The cup, one of the oldest trophies in professional sports, pre-dates the birth of the NHL, which was founded 100 years ago. In 1892, the cup was donated by Sir Frederick Arthur, Lord Stanley of Preston, to be presented to “the championship hockey club of the Dominion of Canada.”
The new campaign, “Spelling,” which was developed with creative shop Baby Bear’s Porridge, stars 23 NHL greats whose names appear on the cup: Mario Lemieux, Wayne Gretzky, Phil Esposito, Mike Modano, Bobby Orr, Sidney Crosby, Martin Brodeur, Jonathan Toews, Teemu Selanne, Dave Keon, Bobby Hull, Brett Hull, Mark Messier, Sergei Fedorov, Patrick Roy, Ray Bourque, Steve Yzerman, Denis Potvin, Billy Smith, Nicklas Lidstrom, Bryan Trottier, Bobby Clarke and Mike Bossy. It debuts during Game 1 of the conference finals this week.
“When you look at the Stanley Cup, the names jump out at you, and every one of them has a story,” said Brian Jennings, evp and chief brand officer at NHL. “When players get together and lift that cup for the first time, their emotions come pouring out. They’ve been dreaming about this moment since they were kids. The campaign focuses on that tradition.”
Earlier this year, all of the players in the spot were named to the NHL’s 100 Greatest Players of All Time, and were honored in a ceremony at the 2017 All-Star Game in Los Angeles. The NHL Centennial Fan Arena, an interactive fan experience featuring the Stanley Cup and digital displays, video and other historical memorabilia, is visiting all NHL markets across North America in 2017.
“[The Stanley Cup] is our best ambassador,” Jennings said. “It’s so recognizable and there’s so much equity in it.

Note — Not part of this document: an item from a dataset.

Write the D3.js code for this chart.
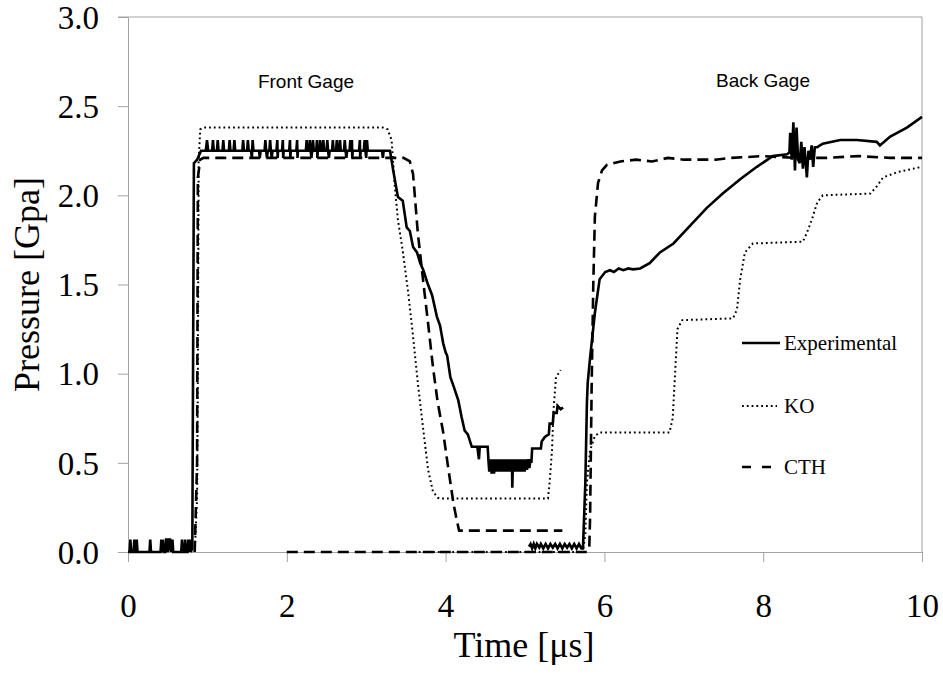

Even casual fans understand that each player gets his day to celebrate with the cup.”
While celebrating its history, the NHL is also working to reach out to the next generation of fans through programs like Learn to Play, which lowers the barrier to entry for playing hockey by providing free equipment to 4- to 8-year-olds. Its Future Goals program promotes STEM education in schools by offering hockey-related educational math and science modules to teachers.
“We’re always reaching to get younger [fans] and be more relevant,” Jennings said. “The younger generation values experiences like these. Quality storytelling is the bedrock of quality entertainment, so we’re making sure our players are also out there doing that.”